Since then, Cairo has tried to switch to a somewhat more enlightened policy aimed at fostering local development. This change was also in response to several local insurgencies initiated by impoverished local youth, all of which eventually coalesced under the leadership of Islamic State. Over the past year or so though, the IS threat has been rolled back by a combination of Egyptian, Israeli and local efforts.

Rather than being a sign of IS strength, an incident in May in which eleven Egyptian troops were killed has been widely viewed as an isolated illustration of the relative weakness these days of the IS forces. The IS threat is now being estimated to comprise roughly 200 fighters, barely a quarter of what IS could put in the field during their hey-day in the Sinai, six years ago.

That’s the key point. All the main players – Egypt, Israel, the MFO – had agreed to turn a blind eye to the increased militarisation of the Sinai, even though – in nature, location and in numbers – it is in flagrant contravention of the terms of the MFO’s founding treaty. Formerly, this could be rationalised as being for the greater good of defeating Islamic State. Yet even though that threat is now but a shadow of its former self, there is absolutely no sign of the partners reverting to honouring the MFO conditions.

The Conditions

Here’s the MFO core document. It says:

Article II of Annex I to the Treaty of Peace establishes four security zones, three in the Sinai in Egypt and one in Israel along the international border. Limitations on military forces and equipment within each zone are stipulated in Annex I to the Treaty.

On a bi-weekly basis, the MFO patrols those various zones – each of which has put agreed limits on the armaments and soldiers allowed – and counts the armoured vehicle types and personnel, and tabulates them in monthly reports:

The annex divides the peninsula into three zones and stipulates, among other things, that Egypt can deploy only one mechanized infantry division with up to 22,000 troops, 230 tanks, and 480 armoured personnel vehicles in Zone A, the area closest to the Suez Canal. Only border guards and police are allowed in Zones B and C, respectively, which are closer to Israel.
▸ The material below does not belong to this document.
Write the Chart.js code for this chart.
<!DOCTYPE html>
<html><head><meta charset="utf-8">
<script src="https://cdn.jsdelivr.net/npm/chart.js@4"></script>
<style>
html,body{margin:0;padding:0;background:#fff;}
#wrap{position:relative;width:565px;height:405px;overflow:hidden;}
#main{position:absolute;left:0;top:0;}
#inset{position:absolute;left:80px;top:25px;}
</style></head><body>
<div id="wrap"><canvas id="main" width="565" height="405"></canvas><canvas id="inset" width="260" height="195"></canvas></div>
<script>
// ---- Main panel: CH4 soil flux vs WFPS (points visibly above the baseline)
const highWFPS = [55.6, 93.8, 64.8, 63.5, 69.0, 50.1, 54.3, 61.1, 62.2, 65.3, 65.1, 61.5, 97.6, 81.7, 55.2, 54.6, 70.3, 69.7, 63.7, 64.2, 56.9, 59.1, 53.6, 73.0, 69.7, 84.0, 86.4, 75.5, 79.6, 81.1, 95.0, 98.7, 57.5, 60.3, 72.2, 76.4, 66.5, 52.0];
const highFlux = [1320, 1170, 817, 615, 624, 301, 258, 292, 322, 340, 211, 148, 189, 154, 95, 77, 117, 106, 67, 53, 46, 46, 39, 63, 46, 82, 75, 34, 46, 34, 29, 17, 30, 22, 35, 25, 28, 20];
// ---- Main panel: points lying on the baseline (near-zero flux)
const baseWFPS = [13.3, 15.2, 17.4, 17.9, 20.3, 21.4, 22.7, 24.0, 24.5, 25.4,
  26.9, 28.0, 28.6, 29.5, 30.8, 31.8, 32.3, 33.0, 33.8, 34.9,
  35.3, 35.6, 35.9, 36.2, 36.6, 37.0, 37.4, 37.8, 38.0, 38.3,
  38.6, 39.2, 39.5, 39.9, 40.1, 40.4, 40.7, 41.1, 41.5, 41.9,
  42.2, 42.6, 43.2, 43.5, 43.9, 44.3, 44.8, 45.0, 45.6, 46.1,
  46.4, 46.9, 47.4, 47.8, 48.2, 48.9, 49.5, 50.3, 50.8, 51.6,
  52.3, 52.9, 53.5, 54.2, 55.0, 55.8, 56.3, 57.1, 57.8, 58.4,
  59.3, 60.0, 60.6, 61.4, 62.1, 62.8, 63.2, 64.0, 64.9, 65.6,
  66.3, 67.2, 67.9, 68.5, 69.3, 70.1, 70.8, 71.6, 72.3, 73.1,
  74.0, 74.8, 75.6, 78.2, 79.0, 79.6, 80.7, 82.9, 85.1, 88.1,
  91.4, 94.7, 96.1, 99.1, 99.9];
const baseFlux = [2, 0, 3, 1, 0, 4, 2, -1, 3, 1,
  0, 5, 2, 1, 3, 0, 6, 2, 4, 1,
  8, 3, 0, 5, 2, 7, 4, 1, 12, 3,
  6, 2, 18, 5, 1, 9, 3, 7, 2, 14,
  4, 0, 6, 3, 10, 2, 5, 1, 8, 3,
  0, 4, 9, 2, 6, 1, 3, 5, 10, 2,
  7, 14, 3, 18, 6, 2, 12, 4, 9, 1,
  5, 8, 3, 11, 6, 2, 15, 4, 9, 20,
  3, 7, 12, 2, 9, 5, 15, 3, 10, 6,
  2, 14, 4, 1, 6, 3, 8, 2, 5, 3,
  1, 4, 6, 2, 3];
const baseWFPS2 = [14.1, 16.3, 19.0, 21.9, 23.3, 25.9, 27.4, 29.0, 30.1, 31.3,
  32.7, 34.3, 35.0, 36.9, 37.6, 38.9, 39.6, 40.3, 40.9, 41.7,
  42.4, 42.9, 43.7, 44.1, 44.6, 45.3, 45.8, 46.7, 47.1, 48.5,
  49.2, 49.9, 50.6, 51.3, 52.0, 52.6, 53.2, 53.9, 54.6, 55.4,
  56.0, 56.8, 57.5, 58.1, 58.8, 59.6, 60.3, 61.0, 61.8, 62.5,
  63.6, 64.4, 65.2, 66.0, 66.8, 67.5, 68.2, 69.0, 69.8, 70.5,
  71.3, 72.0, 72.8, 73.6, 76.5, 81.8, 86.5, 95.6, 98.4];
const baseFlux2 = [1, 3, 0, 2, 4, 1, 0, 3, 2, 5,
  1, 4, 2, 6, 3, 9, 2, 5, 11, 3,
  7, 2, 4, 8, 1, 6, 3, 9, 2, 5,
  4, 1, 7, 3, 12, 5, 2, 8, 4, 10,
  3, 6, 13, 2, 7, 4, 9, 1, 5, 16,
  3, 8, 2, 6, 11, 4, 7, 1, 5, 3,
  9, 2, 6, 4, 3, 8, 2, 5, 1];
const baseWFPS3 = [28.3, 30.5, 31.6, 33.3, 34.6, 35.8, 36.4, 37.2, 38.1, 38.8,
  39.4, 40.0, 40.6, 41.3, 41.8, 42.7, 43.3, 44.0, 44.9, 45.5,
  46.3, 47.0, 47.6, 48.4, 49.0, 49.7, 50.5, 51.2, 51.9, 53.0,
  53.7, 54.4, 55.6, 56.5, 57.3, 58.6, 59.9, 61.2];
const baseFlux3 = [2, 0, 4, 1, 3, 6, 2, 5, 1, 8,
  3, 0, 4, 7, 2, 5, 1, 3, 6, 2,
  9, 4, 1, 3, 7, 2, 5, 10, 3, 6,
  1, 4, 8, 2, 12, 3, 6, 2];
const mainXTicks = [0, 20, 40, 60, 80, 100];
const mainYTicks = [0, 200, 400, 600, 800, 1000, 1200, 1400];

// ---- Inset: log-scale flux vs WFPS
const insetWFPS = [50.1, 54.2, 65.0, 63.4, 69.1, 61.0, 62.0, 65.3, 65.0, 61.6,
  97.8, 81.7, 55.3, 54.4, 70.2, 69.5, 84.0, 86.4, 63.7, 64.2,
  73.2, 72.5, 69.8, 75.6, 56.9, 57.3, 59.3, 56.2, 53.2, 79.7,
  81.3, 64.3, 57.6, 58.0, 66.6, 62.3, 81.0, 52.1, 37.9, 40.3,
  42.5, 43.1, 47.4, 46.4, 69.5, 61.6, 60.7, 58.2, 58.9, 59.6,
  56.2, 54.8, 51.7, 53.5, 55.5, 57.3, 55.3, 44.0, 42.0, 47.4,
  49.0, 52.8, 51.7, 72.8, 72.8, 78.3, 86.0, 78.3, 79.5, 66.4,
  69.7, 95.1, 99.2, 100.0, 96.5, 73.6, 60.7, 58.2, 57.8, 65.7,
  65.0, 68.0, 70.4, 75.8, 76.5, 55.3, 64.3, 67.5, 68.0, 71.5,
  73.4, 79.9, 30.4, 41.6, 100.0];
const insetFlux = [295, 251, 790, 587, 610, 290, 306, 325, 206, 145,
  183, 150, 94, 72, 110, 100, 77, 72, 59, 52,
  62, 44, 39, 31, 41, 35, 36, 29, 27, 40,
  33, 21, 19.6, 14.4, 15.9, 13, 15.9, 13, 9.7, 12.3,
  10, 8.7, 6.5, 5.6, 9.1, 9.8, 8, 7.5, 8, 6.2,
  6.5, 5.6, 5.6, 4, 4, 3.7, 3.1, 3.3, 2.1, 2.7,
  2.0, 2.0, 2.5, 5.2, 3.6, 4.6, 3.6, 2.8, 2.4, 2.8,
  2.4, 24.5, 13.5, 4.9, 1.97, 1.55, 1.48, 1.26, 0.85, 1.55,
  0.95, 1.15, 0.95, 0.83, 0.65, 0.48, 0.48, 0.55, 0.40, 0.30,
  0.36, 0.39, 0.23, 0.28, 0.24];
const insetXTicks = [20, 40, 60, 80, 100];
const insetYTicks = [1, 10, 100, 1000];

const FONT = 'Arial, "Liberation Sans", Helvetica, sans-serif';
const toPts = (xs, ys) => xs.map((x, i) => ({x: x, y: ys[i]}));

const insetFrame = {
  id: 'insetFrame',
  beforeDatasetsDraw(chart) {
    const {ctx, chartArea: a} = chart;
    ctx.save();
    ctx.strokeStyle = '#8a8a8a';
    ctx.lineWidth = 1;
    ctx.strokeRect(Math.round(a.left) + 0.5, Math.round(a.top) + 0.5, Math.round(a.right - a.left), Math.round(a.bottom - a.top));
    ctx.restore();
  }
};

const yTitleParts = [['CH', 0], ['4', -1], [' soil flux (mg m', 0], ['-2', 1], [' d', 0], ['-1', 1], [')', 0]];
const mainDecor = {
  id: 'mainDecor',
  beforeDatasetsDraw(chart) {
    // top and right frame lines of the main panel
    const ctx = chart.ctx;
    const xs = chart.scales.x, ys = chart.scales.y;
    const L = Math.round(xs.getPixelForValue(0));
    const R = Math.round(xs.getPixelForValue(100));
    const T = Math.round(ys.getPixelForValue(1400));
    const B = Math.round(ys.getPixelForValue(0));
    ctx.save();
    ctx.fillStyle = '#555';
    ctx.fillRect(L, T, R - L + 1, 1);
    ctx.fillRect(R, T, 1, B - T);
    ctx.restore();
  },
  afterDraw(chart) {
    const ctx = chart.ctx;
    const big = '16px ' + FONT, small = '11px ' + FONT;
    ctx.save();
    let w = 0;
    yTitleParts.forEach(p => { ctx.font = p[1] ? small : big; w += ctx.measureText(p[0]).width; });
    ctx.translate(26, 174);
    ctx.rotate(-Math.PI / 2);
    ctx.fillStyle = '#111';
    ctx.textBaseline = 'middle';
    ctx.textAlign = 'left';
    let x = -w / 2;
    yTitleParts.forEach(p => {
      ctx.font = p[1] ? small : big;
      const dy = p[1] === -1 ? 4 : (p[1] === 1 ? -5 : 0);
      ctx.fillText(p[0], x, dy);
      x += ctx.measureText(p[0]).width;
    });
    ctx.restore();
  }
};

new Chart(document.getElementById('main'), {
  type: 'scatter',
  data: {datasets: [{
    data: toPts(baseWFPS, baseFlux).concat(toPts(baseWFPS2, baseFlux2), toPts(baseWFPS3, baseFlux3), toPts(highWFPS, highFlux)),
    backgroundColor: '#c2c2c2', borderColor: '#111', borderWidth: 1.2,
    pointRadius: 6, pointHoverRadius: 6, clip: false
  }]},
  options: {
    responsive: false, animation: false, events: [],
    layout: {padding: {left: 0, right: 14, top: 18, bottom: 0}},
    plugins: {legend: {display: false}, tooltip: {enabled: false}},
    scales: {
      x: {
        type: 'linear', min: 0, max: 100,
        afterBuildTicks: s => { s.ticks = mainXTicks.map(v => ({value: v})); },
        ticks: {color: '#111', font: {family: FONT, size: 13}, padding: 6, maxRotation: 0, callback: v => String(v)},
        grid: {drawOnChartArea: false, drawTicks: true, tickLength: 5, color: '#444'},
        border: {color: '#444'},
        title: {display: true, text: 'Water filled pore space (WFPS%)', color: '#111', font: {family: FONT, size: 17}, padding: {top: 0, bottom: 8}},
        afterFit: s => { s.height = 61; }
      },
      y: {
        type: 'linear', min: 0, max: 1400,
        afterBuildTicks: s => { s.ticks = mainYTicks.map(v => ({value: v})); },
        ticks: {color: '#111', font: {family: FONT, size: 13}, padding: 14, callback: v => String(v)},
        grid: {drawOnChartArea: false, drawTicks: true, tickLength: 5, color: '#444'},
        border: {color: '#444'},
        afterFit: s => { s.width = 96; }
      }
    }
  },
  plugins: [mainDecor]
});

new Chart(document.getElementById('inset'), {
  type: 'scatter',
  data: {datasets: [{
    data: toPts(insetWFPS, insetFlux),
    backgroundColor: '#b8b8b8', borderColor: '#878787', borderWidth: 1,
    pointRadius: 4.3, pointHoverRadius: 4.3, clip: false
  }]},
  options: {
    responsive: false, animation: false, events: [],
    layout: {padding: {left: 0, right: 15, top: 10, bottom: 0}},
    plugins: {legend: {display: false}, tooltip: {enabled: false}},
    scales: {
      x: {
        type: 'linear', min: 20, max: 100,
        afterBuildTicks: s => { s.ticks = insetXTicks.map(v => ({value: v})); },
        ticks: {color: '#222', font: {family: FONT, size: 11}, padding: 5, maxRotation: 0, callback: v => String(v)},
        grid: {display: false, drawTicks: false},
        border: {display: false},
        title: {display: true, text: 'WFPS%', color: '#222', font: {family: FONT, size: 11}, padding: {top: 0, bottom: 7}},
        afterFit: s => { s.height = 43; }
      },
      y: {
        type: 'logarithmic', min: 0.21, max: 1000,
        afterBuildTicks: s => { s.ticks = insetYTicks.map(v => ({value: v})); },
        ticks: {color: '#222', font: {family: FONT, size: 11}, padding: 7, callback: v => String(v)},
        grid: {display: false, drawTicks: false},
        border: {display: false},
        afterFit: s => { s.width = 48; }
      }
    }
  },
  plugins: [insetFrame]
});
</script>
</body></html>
But, as the authoritative US Foreign Policy magazine has recently reported… here’s the thing:

While the MFO’s list is not publicly available, the number of Egyptian soldiers in Zones B and C—from which the treaty prohibits them—is substantial. Four years ago, then-Egyptian Chief of Staff Mohammed Farid Hegazy reported that 24,630 soldiers were taking part in counterterrorism operations in northeast Sinai, in addition to around 20,000 stationed elsewhere in the peninsula. Some analysts’ estimates are significantly higher. Eli Dekel, a former Israeli intelligence officer, has drawn on commercially available satellite imagery to peg Egypt’s total Sinai deployment at three times the total permitted under the treaty. Nearly two-thirds of them are operating in Zones B and C.

To repeat: in Zones B and C, no armed troops are permitted.
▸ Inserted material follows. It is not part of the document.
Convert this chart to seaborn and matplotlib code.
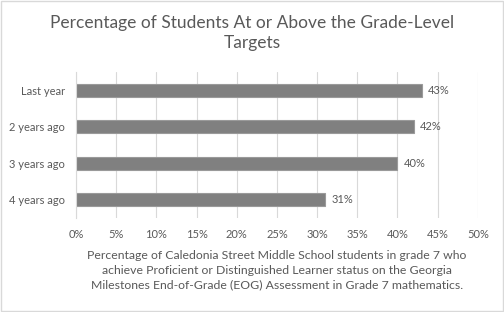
import matplotlib
matplotlib.use("Agg")
import matplotlib.pyplot as plt
import seaborn as sns
import pandas as pd
from matplotlib.ticker import PercentFormatter

periods = ["Last year", "2 years ago", "3 years ago", "4 years ago"]
pct = [43, 42, 40, 31]

df = pd.DataFrame({"period": periods, "pct": pct})

sns.set_style("white")
plt.rcParams["font.family"] = ["Lato", "DejaVu Sans"]
txt = "#595959"

fig = plt.figure(figsize=(5.04, 3.12), dpi=100)
ax = fig.add_axes([0.151, 0.301, 0.797, 0.468])

sns.barplot(data=df, x="pct", y="period", color="#808080", width=0.36,
            edgecolor="#9a9a9a", linewidth=0.8, saturation=1, ax=ax)

for i, v in enumerate(pct):
    ax.text(v + 0.8, i, f"{v}%", va="center", ha="left", fontsize=8, color=txt)

ax.set_xlim(0, 50)
ax.set_ylim(3.5, -0.5)
ax.set_xticks(range(0, 51, 5))
ax.xaxis.set_major_formatter(PercentFormatter(decimals=0))
ax.grid(axis="x", color="#d9d9d9", linewidth=0.8)
ax.set_axisbelow(True)
for s in ["top", "right", "bottom"]:
    ax.spines[s].set_visible(False)
ax.spines["left"].set_color("#d9d9d9")
ax.tick_params(axis="both", length=0, labelsize=8, colors=txt, pad=8)
ax.set_ylabel("")
ax.set_xlabel("Percentage of Caledonia Street Middle School students in grade 7 who\n"
              "achieve Proficient or Distinguished Learner status on the Georgia\n"
              "Milestones End-of-Grade (EOG) Assessment in Grade 7 mathematics.",
              fontsize=8.8, color=txt, linespacing=1.4, labelpad=7)

fig.text(0.5, 0.952, "Percentage of Students At or Above the Grade-Level\nTargets",
         ha="center", va="top", fontsize=12.5, color=txt, linespacing=1.3)

fig.patches.append(plt.Rectangle((0.001, 0.002), 0.997, 0.995, transform=fig.transFigure,
                                 fill=False, edgecolor="#d9d9d9", linewidth=1))

fig.savefig("out.png", dpi=100, facecolor="white")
Assuming these numbers are remotely credible, Egypt today has at least double the number of troops in Sinai originally permitted in the peace treaty, half of which are operating in prohibited areas. These soldiers are equipped with artillery and vehicles also not allowed by the treaty, including an estimated 200 additional tanks beyond the 230 allowed in Zone A, according to several current and former officials. All this is being done with Israel’s concurrence.
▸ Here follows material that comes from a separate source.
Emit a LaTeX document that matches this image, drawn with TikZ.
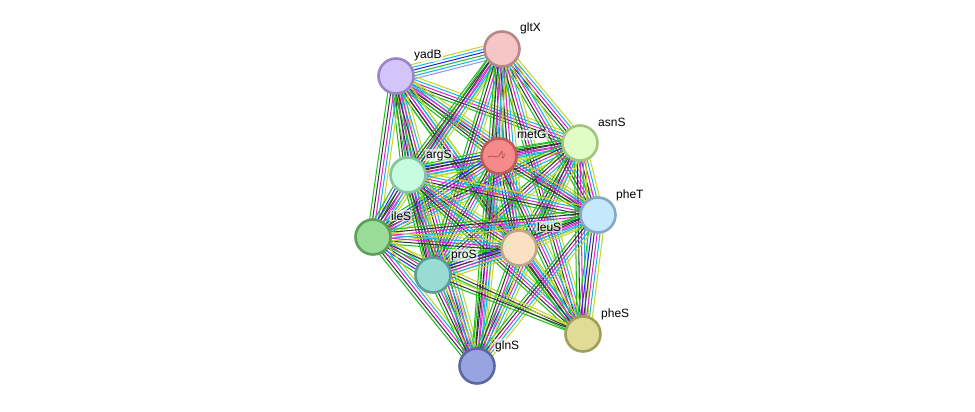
\documentclass[tikz,border=0pt]{standalone}
\usepackage{fontspec}
\setmainfont{Liberation Sans}
\usetikzlibrary{calc}
\definecolor{tm}{RGB}{196,214,40}
\definecolor{grn}{RGB}{34,190,34}
\definecolor{blk}{RGB}{55,55,55}
\definecolor{mag}{RGB}{214,40,214}
\definecolor{cyn}{RGB}{30,182,222}
\definecolor{blu}{RGB}{40,40,245}
\definecolor{hom}{RGB}{150,150,250}
\definecolor{glyph}{RGB}{150,60,60}
\newcommand\bundle[3]{%
  \foreach \ecol [count=\ei] in {#3} {\xdef\bundlen{\ei}}%
  \foreach \ecol [count=\ei] in {#3} {%
    \pgfmathsetmacro\eoff{(\ei-(\bundlen+1)/2)*2.9}%
    \draw[edge,\ecol] ($(#1.center)!\eoff pt!90:(#2.center)$) -- ($(#2.center)!\eoff pt!-90:(#1.center)$);
  }}
\tikzset{
  edge/.style={line width=1.05pt},
  prot/.style={circle, minimum size=35pt, inner sep=0pt, line width=2.6pt},
  lbl/.style={anchor=base west, fill=white, fill opacity=0.6, text opacity=1, inner sep=1pt, font=\fontsize{12}{14}\selectfont}
}
\begin{document}
\begin{tikzpicture}[x=1pt,y=-1pt]
\useasboundingbox (0,0) rectangle (975,412);
% node coordinates
\coordinate (gltX) at (502,49);
\coordinate (yadB) at (396,76);
\coordinate (asnS) at (580,143);
\coordinate (metG) at (499,156);
\coordinate (argS) at (408,175);
\coordinate (pheT) at (598,215);
\coordinate (ileS) at (373,237);
\coordinate (leuS) at (519,248);
\coordinate (proS) at (433,275);
\coordinate (pheS) at (583,334);
\coordinate (glnS) at (477,366);
% edges
\bundle{yadB}{gltX}{hom,cyn,grn,blu,cyn,tm}
\bundle{yadB}{asnS}{grn,blk,mag,cyn,tm}
\bundle{yadB}{metG}{grn,blk,mag,cyn,tm}
\bundle{yadB}{argS}{grn,blk,mag,cyn,tm}
\bundle{yadB}{pheT}{grn,blk,mag,cyn,tm}
\bundle{yadB}{ileS}{grn,blk,mag,cyn,tm}
\bundle{yadB}{leuS}{grn,blk,mag,cyn,tm}
\bundle{yadB}{proS}{grn,blk,mag,cyn,tm}
\bundle{yadB}{pheS}{grn,blk,mag,cyn,tm}
\bundle{yadB}{glnS}{grn,blk,mag,cyn,tm}
\bundle{gltX}{asnS}{grn,blk,mag,cyn,tm}
\bundle{gltX}{metG}{grn,blk,mag,cyn,tm}
\bundle{gltX}{argS}{grn,blk,mag,cyn,tm}
\bundle{gltX}{pheT}{grn,blk,mag,cyn,tm}
\bundle{gltX}{ileS}{grn,blk,mag,cyn,tm}
\bundle{gltX}{leuS}{grn,blk,mag,cyn,tm}
\bundle{gltX}{proS}{grn,blk,mag,cyn,tm}
\bundle{gltX}{pheS}{grn,blk,mag,cyn,tm}
\bundle{gltX}{glnS}{grn,blk,mag,cyn,tm}
\bundle{asnS}{metG}{grn,blk,mag,cyn,tm}
\bundle{asnS}{argS}{grn,blk,mag,cyn,tm}
\bundle{asnS}{pheT}{grn,blk,mag,cyn,tm}
\bundle{asnS}{ileS}{grn,blk,mag,cyn,tm}
\bundle{asnS}{leuS}{grn,blk,mag,cyn,tm}
\bundle{asnS}{proS}{grn,blk,mag,cyn,tm}
\bundle{asnS}{pheS}{grn,blk,mag,cyn,tm}
\bundle{asnS}{glnS}{grn,blk,mag,cyn,tm}
\bundle{metG}{argS}{grn,blu,blk,mag,cyn,tm}
\bundle{metG}{pheT}{grn,blk,mag,cyn,tm}
\bundle{metG}{ileS}{grn,blu,blk,mag,cyn,tm}
\bundle{metG}{leuS}{grn,blu,blk,mag,cyn,tm}
\bundle{metG}{proS}{grn,blk,mag,cyn,tm}
\bundle{metG}{pheS}{grn,blk,mag,cyn,tm}
\bundle{metG}{glnS}{grn,blk,mag,cyn,tm}
\bundle{argS}{pheT}{grn,blk,mag,cyn,tm}
\bundle{argS}{ileS}{grn,blu,blk,mag,cyn,tm}
\bundle{argS}{leuS}{grn,blk,mag,cyn,tm}
\bundle{argS}{proS}{grn,blk,mag,cyn,tm}
\bundle{argS}{pheS}{grn,blk,mag,cyn,tm}
\bundle{argS}{glnS}{grn,blk,mag,cyn,tm}
\bundle{pheT}{ileS}{grn,blk,mag,cyn,tm}
\bundle{pheT}{leuS}{grn,blk,mag,cyn,tm}
\bundle{pheT}{proS}{grn,blk,mag,cyn,tm}
\bundle{pheT}{pheS}{grn,blu,blk,mag,cyn,tm}
\bundle{pheT}{glnS}{grn,blk,mag,cyn,tm}
\bundle{ileS}{leuS}{grn,blk,mag,cyn,tm}
\bundle{ileS}{proS}{grn,blu,blk,mag,cyn,tm}
\bundle{ileS}{pheS}{grn,blk,tm}
\bundle{ileS}{glnS}{grn,blk,mag,cyn,tm}
\bundle{leuS}{proS}{grn,blu,blk,mag,cyn,tm}
\bundle{leuS}{pheS}{grn,blk,mag,cyn,tm}
\bundle{leuS}{glnS}{grn,blk,mag,cyn,tm}
\bundle{proS}{pheS}{grn,blk,tm}
\bundle{proS}{glnS}{grn,blk,mag,cyn,tm}
% nodes
\node[prot, fill={rgb,255:red,246;green,198;blue,198}, draw={rgb,255:red,184;green,136;blue,136}] (n-gltX) at (gltX) {};
\node[prot, fill={rgb,255:red,212;green,196;blue,252}, draw={rgb,255:red,152;green,134;blue,198}] (n-yadB) at (yadB) {};
\node[prot, fill={rgb,255:red,226;green,252;blue,198}, draw={rgb,255:red,164;green,196;blue,134}] (n-asnS) at (asnS) {};
\node[prot, fill={rgb,255:red,244;green,138;blue,138}, draw={rgb,255:red,190;green,90;blue,90}] (n-metG) at (metG) {};
\node[prot, fill={rgb,255:red,198;green,252;blue,224}, draw={rgb,255:red,132;green,196;blue,160}] (n-argS) at (argS) {};
\node[prot, fill={rgb,255:red,198;green,232;blue,252}, draw={rgb,255:red,132;green,168;blue,198}] (n-pheT) at (pheT) {};
\node[prot, fill={rgb,255:red,152;green,220;blue,152}, draw={rgb,255:red,92;green,160;blue,92}] (n-ileS) at (ileS) {};
\node[prot, fill={rgb,255:red,252;green,224;blue,196}, draw={rgb,255:red,190;green,166;blue,136}] (n-leuS) at (leuS) {};
\node[prot, fill={rgb,255:red,152;green,220;blue,212}, draw={rgb,255:red,92;green,156;blue,152}] (n-proS) at (proS) {};
\node[prot, fill={rgb,255:red,224;green,220;blue,152}, draw={rgb,255:red,160;green,160;blue,90}] (n-pheS) at (pheS) {};
\node[prot, fill={rgb,255:red,152;green,164;blue,224}, draw={rgb,255:red,92;green,104;blue,160}] (n-glnS) at (glnS) {};
% small structure glyph in metG
\draw[line width=0.5pt, glyph] ($(metG)+(-11,1)$) .. controls ($(metG)+(-6,-2)$) and ($(metG)+(-3,3)$) .. ($(metG)+(0,0)$) .. controls ($(metG)+(2,-4)$) and ($(metG)+(4,-7)$) .. ($(metG)+(3,-2)$) .. controls ($(metG)+(2,3)$) and ($(metG)+(6,4)$) .. ($(metG)+(5,-3)$);
% labels
\node[lbl] at ($(gltX)+(17,-17)$) {gltX};
\node[lbl] at ($(yadB)+(17,-17)$) {yadB};
\node[lbl] at ($(asnS)+(17,-17)$) {asnS};
\node[lbl] at ($(metG)+(17,-17)$) {metG};
\node[lbl] at ($(argS)+(17,-17)$) {argS};
\node[lbl] at ($(pheT)+(17,-17)$) {pheT};
\node[lbl] at ($(ileS)+(17,-17)$) {ileS};
\node[lbl] at ($(leuS)+(17,-17)$) {leuS};
\node[lbl] at ($(proS)+(17,-17)$) {proS};
\node[lbl] at ($(pheS)+(17,-17)$) {pheS};
\node[lbl] at ($(glnS)+(17,-17)$) {glnS};
\end{tikzpicture}
\end{document}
Right. So…. What status do we now afford to the treaty that supposedly governs our military presence if we – tossing a wink to Egypt and Israel, supposedly for the greater good – continue to routinely allow it to be violated? What is our position looking ahead, now that the threat that might have justified the temporary suspension of those terms and conditions has now been severely diminished ? Having let the military cat out of the bag in the Sinai, how do we propose – if at all – to put it back in the bag?

All it would take is a change of regime in Cairo – similar to what happened in 2013 – for the military presence and outposts already in place (with more being built) to become highly problematic, for regional peace.

All of this would be beside the realpolitik point if – elsewhere in the world – we were not demanding that China needs to abide by similar international treaty norms to the letter, and if we were not going into a tizzy of militant anxiety when China doesn’t appear to recognise our absolute hegemony in the Pacific.

New Zealand makes such a big deal about the need to abide by international norms, to observe UNCLOS rulings yada yada… Yet in the context of our long term military deployment in the Sinai, we seem to have been actively complicit for years in violating the founding terms of that deployment. For the greater good, of course. And even after the rationale for the waiving of its conditions has all but disappeared.

Likewise then – and also for the greater good – maybe we should desist from joining in with the self-righteous rhetoric that our allies in Washington and Canberra commonly direct these days, at China. They bend the rules too, when it suits.

Footnote: Clearly, the fine print matters. In the South China Sea, the macho willingness of both sides to press on up over the advantage line means that war could break out – by accident – at any misconstrued moment. Only a few days ago, a Chinese J-16 fighter intercepted a Australian P/8 Poseidon surveillance aircraft and released metallic pieces of “chaff” that got into the P-8’s engines, causing it to make a precautionary return to base.

Crucially, just where this encounter took place has not been revealed. As international law expert Donald Rothwell of the Australian National University has said:

“The P-8 could have been flying adjacent to a Chinese claimed artificial island over which Australia does not recognise any Chinese entitlement to a territorial sea and as such the freedom of overflight would apply. China would counter by saying this is an area where they can assert a legitimate territorial sea entitlement and Australian aircraft cannot enter. So the matter could be a simple issue of an Australian verses a Chinese interpretation of the relevant airspace.”

Exactly. Wars are commonly waged over competing versions of just where the relevant borders are, and on who has the right to be where, at any given moment.